## MATERIAL FOR THIS EXERCISE:

>> begin

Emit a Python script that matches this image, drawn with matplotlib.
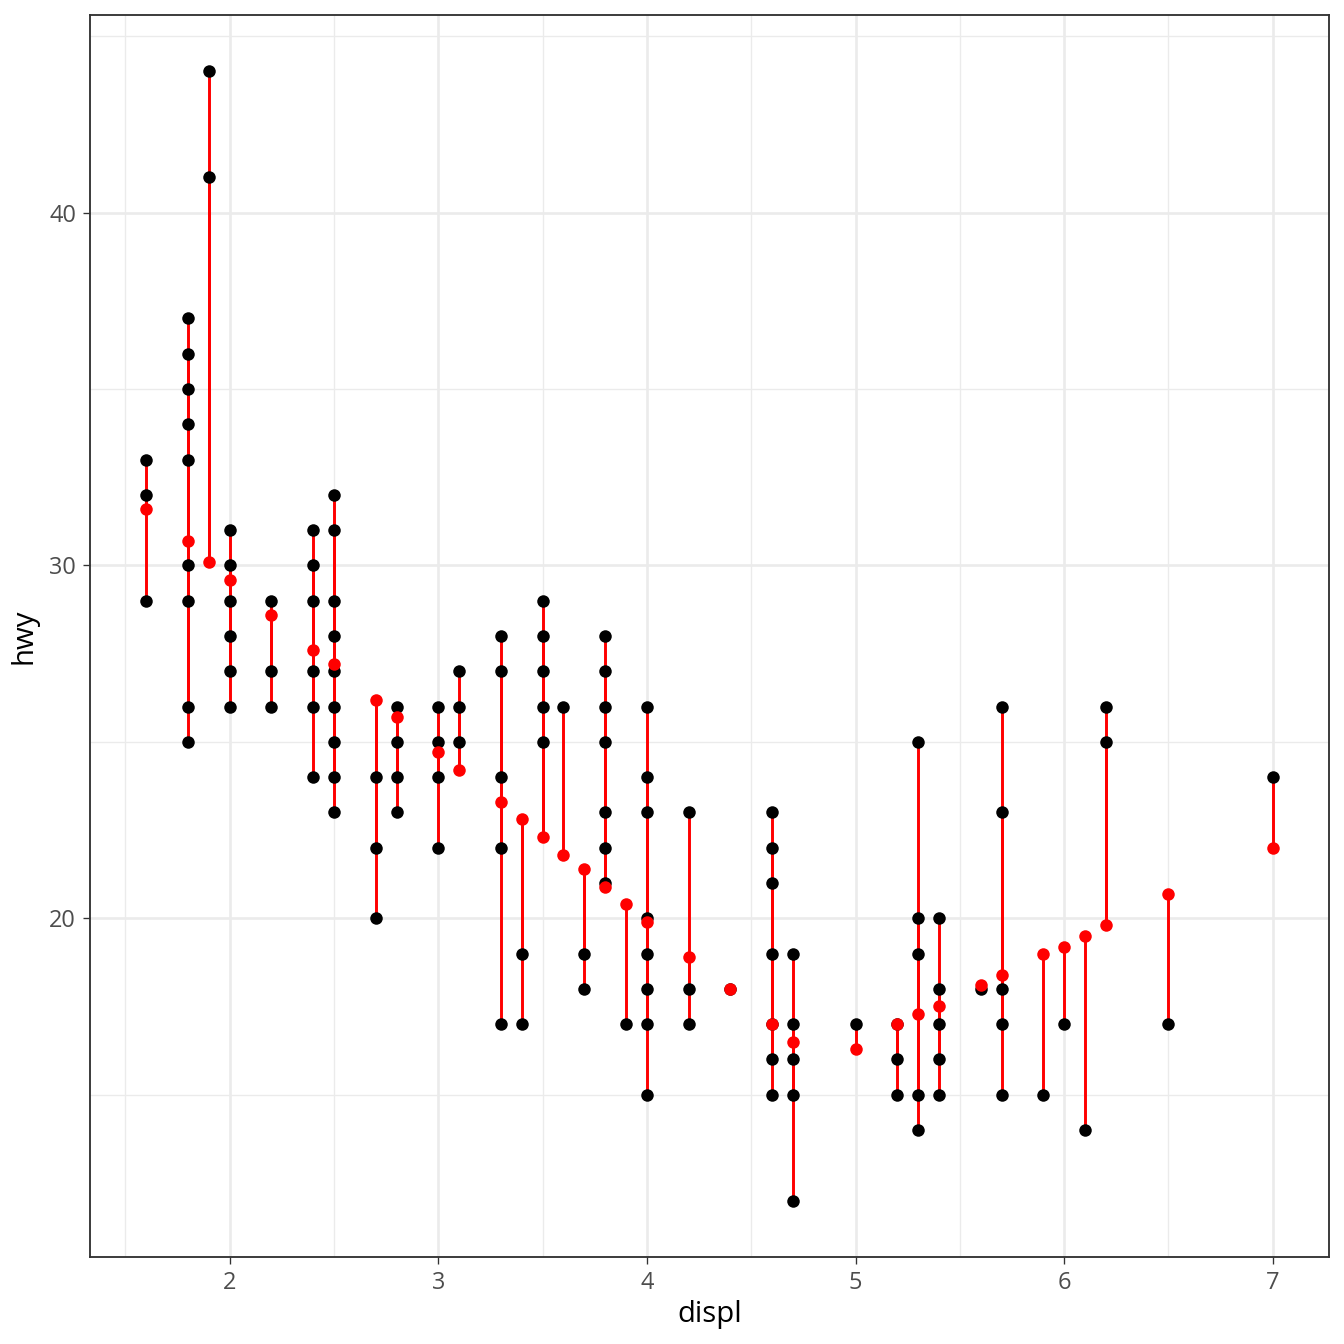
import matplotlib.pyplot as plt

plt.rcParams['font.family'] = ['Open Sans', 'DejaVu Sans']

displ_levels = [1.6, 1.8, 1.9, 2.0, 2.2, 2.4, 2.5, 2.7, 2.8, 3.0, 3.1, 3.3, 3.4, 3.5,
                3.6, 3.7, 3.8, 3.9, 4.0, 4.2, 4.4, 4.6, 4.7, 5.0, 5.2, 5.3, 5.4, 5.6,
                5.7, 5.9, 6.0, 6.1, 6.2, 6.5, 7.0]
hwy_obs = [
    [29, 32, 33],
    [25, 26, 29, 30, 33, 34, 35, 36, 37],
    [41, 44],
    [26, 27, 28, 29, 30, 31],
    [26, 27, 29],
    [24, 26, 27, 29, 30, 31],
    [23, 24, 25, 26, 27, 28, 29, 31, 32],
    [20, 22, 24],
    [23, 24, 25, 26],
    [22, 24, 25, 26],
    [25, 26, 27],
    [17, 22, 24, 27, 28],
    [17, 19],
    [25, 26, 27, 28, 29],
    [26],
    [18, 19],
    [21, 22, 23, 25, 26, 27, 28],
    [17],
    [15, 17, 18, 19, 20, 23, 24, 26],
    [17, 18, 23],
    [18],
    [15, 16, 17, 19, 21, 22, 23],
    [12, 15, 16, 17, 19],
    [17],
    [15, 16, 17],
    [14, 15, 19, 20, 25],
    [15, 16, 17, 18, 20],
    [18],
    [15, 17, 18, 23, 26],
    [15],
    [17],
    [14],
    [25, 26],
    [17],
    [24],
]
# fitted (predicted) hwy at each displacement
hwy_pred = [31.6, 30.7, 30.1, 29.6, 28.6, 27.6, 27.2, 26.2, 25.7, 24.7, 24.2, 23.3,
            22.8, 22.3, 21.8, 21.4, 20.9, 20.4, 19.9, 18.9, 18.0, 17.0, 16.5, 16.3,
            17.0, 17.3, 17.5, 18.1, 18.4, 19.0, 19.2, 19.5, 19.8, 20.7, 22.0]

xs, ys, x_pred, y_pred = [], [], [], []
for d, obs, p in zip(displ_levels, hwy_obs, hwy_pred):
    for h in obs:
        xs.append(d)
        ys.append(h)
        x_pred.append(d)
        y_pred.append(p)

fig = plt.figure(figsize=(7, 7), dpi=192)
ax = fig.add_axes([90 / 1344, 1 - 1257 / 1344, (1329 - 90) / 1344, (1257 - 15) / 1344])

ax.vlines(xs, ys, y_pred, color='red', linewidth=1.1, zorder=3)
ax.scatter(xs, ys, s=22, color='black', linewidths=0, zorder=4)
ax.scatter(displ_levels, hwy_pred, s=22, color='red', linewidths=0, zorder=5)

ax.set_xlim(1.33, 7.27)
ax.set_ylim(10.4, 45.6)
ax.set_xticks([2, 3, 4, 5, 6, 7])
ax.set_yticks([20, 30, 40])
ax.set_xticks([1.5, 2.5, 3.5, 4.5, 5.5, 6.5], minor=True)
ax.set_yticks([15, 25, 35, 45], minor=True)
ax.grid(which='major', color='#EBEBEB', linewidth=1.0, zorder=0)
ax.grid(which='minor', color='#EBEBEB', linewidth=0.5, zorder=0)
ax.set_axisbelow(True)
ax.tick_params(which='major', colors='#333333', labelsize=8.8, length=2.75, width=0.5,
               labelcolor='#4D4D4D', pad=2.5)
ax.tick_params(which='minor', length=0)
for s in ax.spines.values():
    s.set_color('#333333')
    s.set_linewidth(0.7)

ax.set_xlabel('displ', fontsize=11, labelpad=2)
ax.set_ylabel('hwy', fontsize=11, labelpad=4)

fig.savefig('out.png', dpi=192)
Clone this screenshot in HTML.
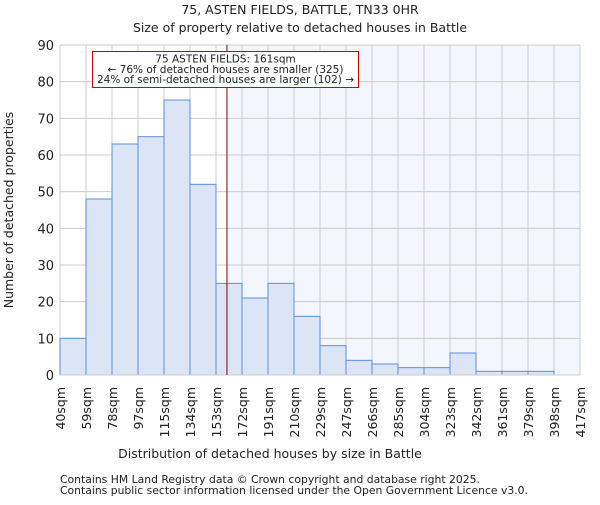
<!DOCTYPE html>
<html><head><meta charset="utf-8"><style>body{margin:0;background:#fff}svg text{font-family:"DejaVu Sans","Liberation Sans",sans-serif;fill:#222}</style></head>
<body>
<svg id="c" width="600" height="500">
<text x="300" y="14" text-anchor="middle" font-size="12.5">75, ASTEN FIELDS, BATTLE, TN33 0HR</text>
<text x="300" y="32" text-anchor="middle" font-size="12.5">Size of property relative to detached houses in Battle</text>
<g id="plot"></g>
<text x="270" y="458" text-anchor="middle" font-size="12.5">Distribution of detached houses by size in Battle</text>
<text transform="translate(13,210) rotate(-90)" text-anchor="middle" font-size="12.5">Number of detached properties</text>
<text x="60" y="483" font-size="10.8">Contains HM Land Registry data © Crown copyright and database right 2025.</text>
<text x="60" y="494" font-size="10.8">Contains public sector information licensed under the Open Government Licence v3.0.</text>
</svg>
<script>
const binLabels=["40sqm","59sqm","78sqm","97sqm","115sqm","134sqm","153sqm","172sqm","191sqm","210sqm","229sqm","247sqm","266sqm","285sqm","304sqm","323sqm","342sqm","361sqm","379sqm","398sqm","417sqm"];
const counts=[10,48,63,65,75,52,25,21,25,16,8,4,3,2,2,6,1,1,1,0];
const yTicks=[0,10,20,30,40,50,60,70,80,90];
const markerIndex=6+8/19;
const L=60,R=580,T=45,B=375,yMax=90;
const bw=(R-L)/counts.length;
const X=i=>L+i*bw, Y=v=>B-(B-T)*v/yMax;
const ns="http://www.w3.org/2000/svg",g=document.getElementById('plot');
function mk(t,a){const e=document.createElementNS(ns,t);for(const k in a)e.setAttribute(k,a[k]);g.appendChild(e);return e;}
const mx=X(markerIndex);
let e=mk('rect',{x:mx,y:T,width:R-mx,height:B-T,fill:'#f3f6fd'});


yTicks.forEach(v=>{let l=mk('line',{x1:L,x2:R,y1:Y(v),y2:Y(v),stroke:'#ccc'});


let t=mk('text',{x:L-6,y:Y(v)+5,'text-anchor':'end','font-size':'13'});t.textContent=v;

});
binLabels.forEach((s,i)=>{let l=mk('line',{x1:X(i),x2:X(i),y1:T,y2:B,stroke:'#ccc'});


let t=mk('text',{transform:`translate(${X(i)+5},${B+12}) rotate(-90)`,'text-anchor':'end','font-size':'12.5'});t.textContent=s;

});
counts.forEach((v,i)=>{if(v<=0)return;let r=mk('rect',{x:X(i),y:Y(v),width:bw,height:B-Y(v),fill:'#dbe5f5',stroke:'#5b8fd8','stroke-width':1});

});
e=mk('line',{x1:L,x2:R,y1:B,y2:B,stroke:'#ccc'});


e=mk('line',{x1:mx,x2:mx,y1:T,y2:B,stroke:'#800','stroke-width':1});


e=mk('rect',{x:92.5,y:51.5,width:266,height:36,fill:'#fff',stroke:'#c00'});


["75 ASTEN FIELDS: 161sqm","← 76% of detached houses are smaller (325)","24% of semi-detached houses are larger (102) →"].forEach((s,k)=>{let t=mk('text',{x:225.5,y:62.5+k*10.3,'text-anchor':'middle','font-size':'10.5'});t.textContent=s;

});
</script>
</body></html>
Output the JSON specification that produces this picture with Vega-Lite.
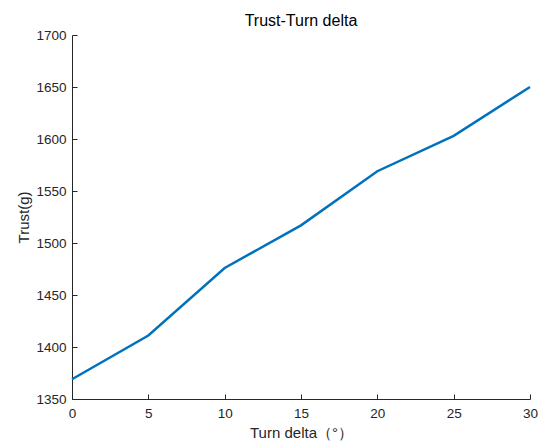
{
  "$schema": "https://vega.github.io/schema/vega-lite/v6.json",
  "autosize": {"type": "none"},
  "padding": {"left": 72, "top": 35, "right": 9, "bottom": 43},
  "width": 458,
  "height": 364,
  "title": {
    "text": "Trust-Turn delta",
    "font": "Liberation Sans",
    "fontSize": 16,
    "fontWeight": "normal",
    "color": "#000000",
    "offset": -1
  },
  "data": {
    "values": [
      {"turn": 0, "trust": 1369},
      {"turn": 5, "trust": 1411},
      {"turn": 10, "trust": 1476},
      {"turn": 15, "trust": 1517},
      {"turn": 20, "trust": 1569},
      {"turn": 25, "trust": 1603},
      {"turn": 30, "trust": 1650}
    ]
  },
  "config": {
    "view": {"stroke": null},
    "axis": {
      "domainColor": "#262626",
      "tickColor": "#262626",
      "labelColor": "#262626",
      "titleColor": "#262626",
      "labelFont": "Liberation Sans",
      "titleFont": "Liberation Sans",
      "labelFontSize": 13.5,
      "titleFontSize": 15,
      "titleFontWeight": "normal",
      "grid": false,
      "tickSize": -5,
      "domainWidth": 1,
      "tickWidth": 1,
      "format": "d"
    }
  },
  "mark": {"type": "line", "color": "#0072BD", "strokeWidth": 2.5},
  "encoding": {
    "x": {
      "field": "turn",
      "type": "quantitative",
      "title": "Turn delta（°）",
      "scale": {"domain": [0, 30], "nice": false, "zero": false},
      "axis": {"values": [0, 5, 10, 15, 20, 25, 30], "labelPadding": 12, "titlePadding": 6, "labelFlush": false}
    },
    "y": {
      "field": "trust",
      "type": "quantitative",
      "title": "Trust(g)",
      "scale": {"domain": [1350, 1700], "nice": false, "zero": false},
      "axis": {"values": [1350, 1400, 1450, 1500, 1550, 1600, 1650, 1700], "labelPadding": 11, "titlePadding": 4, "labelFlush": false}
    }
  }
}
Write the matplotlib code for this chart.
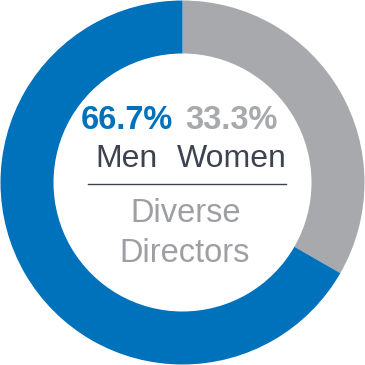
import matplotlib.pyplot as plt

labels = ['Women', 'Men']
values = [33.3, 66.7]
colors = ['#a7a9ac', '#0071bb']
pct_text = ['33.3%', '66.7%']

plt.rcParams['font.family'] = ['Liberation Sans', 'DejaVu Sans']

fig = plt.figure(figsize=(3.65, 3.65), dpi=100)
ax = fig.add_axes([0, 0, 1, 1])

# pie in pixel-like coords (y measured downward from the top, so angles are mirrored)
ax.pie(values, colors=colors, startangle=-90, counterclock=True,
       center=(182.5, 182.5), radius=182,
       wedgeprops=dict(width=53, edgecolor='none'))
ax.set_xlim(0, 365)
ax.set_ylim(365, 0)
ax.set_aspect('equal')
ax.axis('off')

dark = '#3d4350'
ax.text(126.5, 129, pct_text[1], color=colors[1], fontsize=23.5, fontweight='bold',
        ha='center', va='baseline')
ax.text(231, 129, pct_text[0], color=colors[0], fontsize=23.5, fontweight='bold',
        ha='center', va='baseline')
ax.text(127, 167, labels[1], color=dark, fontsize=23, ha='center', va='baseline')
ax.text(232, 167, labels[0], color=dark, fontsize=23, ha='center', va='baseline')

ax.plot([88, 286], [184, 184], color=dark, lw=1)

ax.text(186, 222, 'Diverse', color='#9d9fa2', fontsize=23.5, ha='center', va='baseline')
ax.text(185, 262, 'Directors', color='#9d9fa2', fontsize=23.5, ha='center', va='baseline')

fig.savefig('out.png', dpi=100)
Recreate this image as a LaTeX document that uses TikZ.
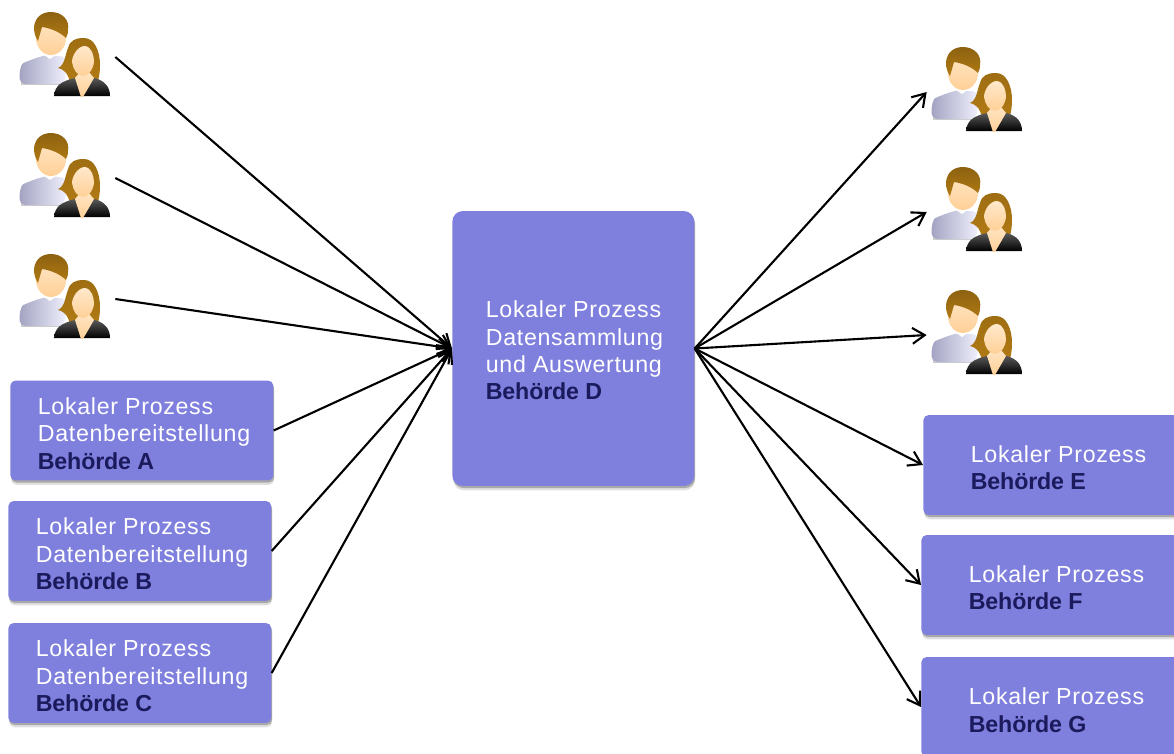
\documentclass[tikz,border=0pt]{standalone}
\usepackage{fontspec}
\setmainfont{Liberation Sans}
\newfontfamily\boxfont[LetterSpace=3]{Liberation Sans}
\newfontfamily\amtfont[LetterSpace=-.6]{Liberation Sans}
\usetikzlibrary{shadows,arrows.meta,positioning}
\definecolor{boxblue}{HTML}{7F7FDD}
\definecolor{boxdark}{HTML}{1A1A5C}
\definecolor{hairbrown}{HTML}{B07A14}
\definecolor{skin}{HTML}{FFD9A8}
\gdef\Lokal{Lokaler Prozess}
\gdef\Bereit{Datenbereitstellung}
\gdef\Amt#1{\textcolor{boxdark}{\amtfont\bfseries Behörde #1}}
\tikzset{
  procbox/.style={fill=boxblue, rounded corners=3pt, minimum width=5.26cm, minimum height=2cm, anchor=west,
    drop shadow={shadow xshift=.5pt, shadow yshift=-2.5pt, opacity=.12, fill=black},
    drop shadow={shadow xshift=.5pt, shadow yshift=-1.2pt, opacity=.25, fill=black}},
  proctext/.style={inner sep=0pt, text=white, align=left, font=\boxfont\fontsize{13.2}{15.6}\selectfont},
  userbox/.style={minimum width=2cm, minimum height=1.6cm, inner sep=0pt},
  people/.pic={
    \begin{scope}[shift={(-65,-57)}]
      \fill[black!20] (21,85) -- (60,85) -- (60,80) -- (21,80) -- cycle;
      \shade[left color=blue!20!gray!60, right color=blue!5!white, rounded corners=3pt]
        (20,84) .. controls (19,72) and (21,64) .. (28,61) .. controls (36,58) and (42,56) .. (50,55)
        .. controls (56,56) and (62,56) .. (68,60) -- (64,84) -- cycle;
      \fill[white] (43,54) -- (50,59) -- (57,54) -- (52,51) -- (47,51) -- cycle;
      \shade[top color=skin!70!white, bottom color=skin!90!orange] (51,38) ellipse (15 and 17);
      \shade[top color=hairbrown!80!black, bottom color=hairbrown]
        (34,27) .. controls (35,18) and (41,12) .. (51,12)
        .. controls (62,12) and (70,20) .. (68,30) .. controls (68,34) and (67,36) .. (66,38)
        .. controls (60,32) and (50,28) .. (42,27) -- (38,41) .. controls (35,37) and (34,32) .. (34,27) -- cycle;
      \shade[top color=hairbrown!90!black, bottom color=hairbrown]
        (58,68) .. controls (65,65) and (65,55) .. (68,48) .. controls (70,40) and (76,38) .. (84,38)
        .. controls (95,38) and (100,52) .. (100,65) .. controls (100,72) and (99,78) .. (98,80)
        -- (70,82) .. controls (68,75) and (66,70) .. (58,68) -- cycle;
      \shade[top color=gray!70!black, bottom color=black]
        (54,96) .. controls (55,85) and (62,81) .. (75,78) -- (95,78)
        .. controls (105,81) and (110,87) .. (110,96) -- cycle;
      \shade[top color=skin!70!white, bottom color=skin!90!orange]
        (75,78) -- (80,72) -- (89,72) -- (94,78) -- (83,97) -- (81,97) -- cycle;
      \shade[top color=skin!60!white, bottom color=skin!90!orange]
        (72,62) .. controls (72,55) and (78,46) .. (85,46)
        .. controls (92,47) and (94,56) .. (94,62) .. controls (93,70) and (88,76) .. (83,76)
        .. controls (77,76) and (73,69) .. (72,62) -- cycle;
    \end{scope}
  }
}
\begin{document}
\begin{tikzpicture}[x=0.02cm, y=-0.02cm]

\useasboundingbox (0,0) rectangle (1174,754);

\node[procbox, rounded corners=6pt, minimum width=4.84cm, minimum height=5.5cm] (D) at (452,348.5) {};
\node[procbox] (A) at (10,430.5) {};
\node[procbox] (B) at (8,551) {};
\node[procbox] (C) at (8,673) {};
\node[procbox] (E) at (923,465) {};
\node[procbox] (F) at (921,585) {};
\node[procbox] (G) at (921,707) {};

\node[proctext, right=0.67cm of D.west, yshift=-0.04cm] (Dtext) {\Lokal\\Datensammlung\\und Auswertung\\\Amt{D}};
\node[proctext, right=0.55cm of A.west, yshift=-0.06cm] (Atext) {\Lokal\\\Bereit\\\Amt{A}};
\node[proctext, right=0.55cm of B.west, yshift=-0.06cm] (Btext) {\Lokal\\\Bereit\\\Amt{B}};
\node[proctext, right=0.55cm of C.west, yshift=-0.06cm] (Ctext) {\Lokal\\\Bereit\\\Amt{C}};
\node[proctext, right=0.95cm of E.west, yshift=-0.06cm] (Etext) {\Lokal\\\Amt{E}};
\node[proctext, right=0.95cm of F.west, yshift=-0.06cm] (Ftext) {\Lokal\\\Amt{F}};
\node[proctext, right=0.95cm of G.west, yshift=-0.06cm] (Gtext) {\Lokal\\\Amt{G}};

\node[userbox] (U1) at (65,57) {};
\node[userbox] (U2) at (65,178) {};
\node[userbox] (U3) at (65,299) {};
\node[userbox] (U4) at (977,92) {};
\node[userbox] (U5) at (977,212) {};
\node[userbox] (U6) at (977,335) {};
\foreach \u in {U1,U2,U3,U4,U5,U6}
  \pic at (\u) {people};

\path[-{Straight Barb[length=7pt,width=9pt]}, line width=1.2pt]
	(U1.east) 	edge (D.west)
	(U2.east) 	edge (D.west)
	(U3.east) 	edge (D.west)
	(A.east) 	edge (D.west)
	(B.east) 	edge (D.west)
	(C.east) 	edge (D.west)
	(D.east) 	edge (U4.west)
		edge (U5.west)
		edge (U6.west)
		edge (E.west)
		edge (F.west)
		edge (G.west)
	;

\end{tikzpicture}
\end{document}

>> end

## WHAT IS NEEDED:
Everything from the top line of the data down to and including the line with "plt.rcParams['font.family'] = ['Open" is to be copied, except the pictures.

## EXERCISE RESPONSE:
Emit a Python script that matches this image, drawn with matplotlib.
import matplotlib.pyplot as plt

plt.rcParams['font.family'] = ['Open Sans', 'DejaVu Sans']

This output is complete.